We never really win the fight against these invasive species. We just keep on fighting them. And because of these services we've introduced, the AIS Explorer is and will remain a very effective tool in the fight against those species now and in the future. Thank you.

Q&A

We have a few questions. I'll probably take a few, but if you have more, feel free to ask Nicholas maybe outside after this talk. So the first question is, do you use an Amazon AMI or how do you get the latest version of R onto your EC2?

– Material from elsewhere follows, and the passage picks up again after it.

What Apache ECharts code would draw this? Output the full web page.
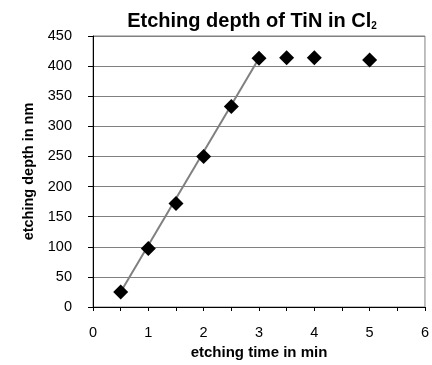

So do we use the AMI? Yeah, so we have these AMIs set up. So we have one set up for the instance which actually holds the Shiny app. And then we also have one set up for the instance which contains kind of our processing code. So there's kind of two of those which we are mainly using. And we have kind of other services that we then use to get those going. But actually creating them is kind of a manual process as we're going through development. So whenever we do a round of updates or we did an update recently, we introduced some new models. And as we were doing that, we uploaded some new code. We updated kind of the dependencies, the other packages we were using, and kind of just created a new image from that. So yeah, as we're going through our development process, we actually use one of those instances. We have like a development instance which we have running just kind of in the background. And we kind of take that and then we'll gradually switch that over to be our new template for the production version. Does that make sense?

Before we move on, could your methods be generalized to work with other cloud providers? Yeah, I can't see why not. I personally am not super familiar with, I don't know, I'm assuming things like Azure. I'm not really familiar with that, but I see no reason why these couldn't be generalized for other cloud providers, definitely.